Start with compatibility. The Road Glide 3 occupies a specific place in the Harley-Davidson lineup, and not every touring accessory translates cleanly to the trike platform. Buyers should look for hardware that is either explicitly designed for the Road Glide 3 or proven by fitment experience on the same chassis family. That includes verifying hole spacing, body clearance, seat compatibility, and whether the hardware accounts for the trike’s rear structure rather than assuming a two-wheel touring frame layout. This is one area where “close enough” can become expensive very quickly.
Material quality is the next priority. Strong steel brackets, well-finished aluminum adapter plates where appropriate, corrosion-resistant coatings, and high-grade fasteners are worth paying for.
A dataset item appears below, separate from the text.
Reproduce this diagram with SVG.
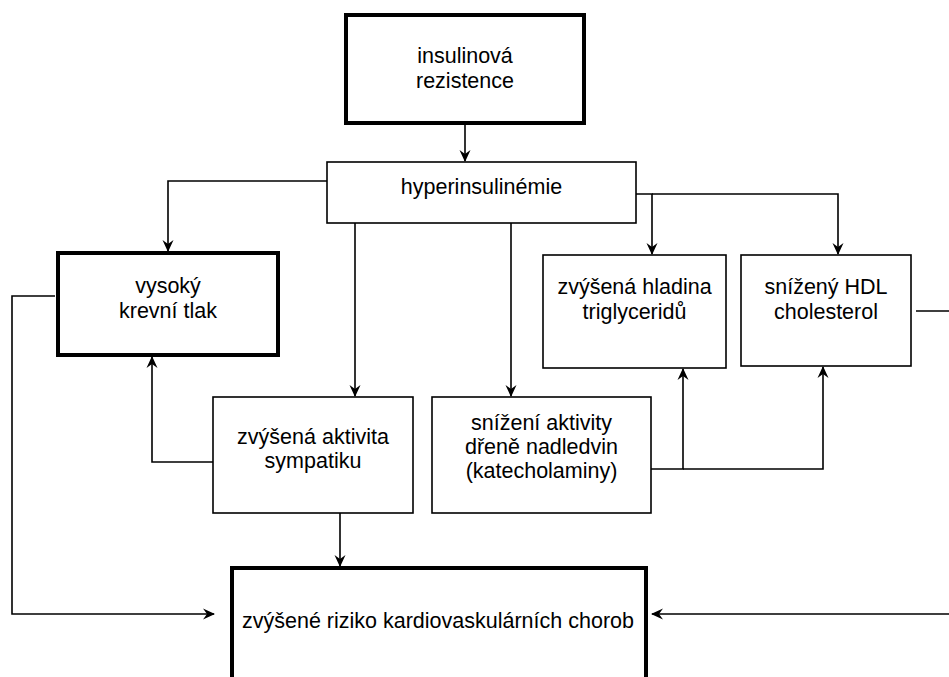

Touring bikes live in vibration, weather, and repeated load cycles. Cheap hardware may fit initially but loosen, flex, or corrode over time. Look for broad mounting footprints, reinforcement where stress concentrates, and designs that spread load rather than focusing it on a small section of bodywork or rack tubing. If a product does not clearly state load guidance or installation method, that is a warning sign.
Finally, think beyond installation day. The best setup is serviceable. You should still be able to access storage, remove the seat if necessary, inspect fasteners, and maintain the bike without disassembling half the luggage system. A good rack and Tour-Pak arrangement should support real touring use: repeat packing, passenger riding, wet-weather travel, and miles of vibration without constant adjustment. Riders who choose hardware based on structure, fit, and long-term practicality usually end up with a setup that feels factory-level in daily use, even if the solution itself started as a clever mounting hack.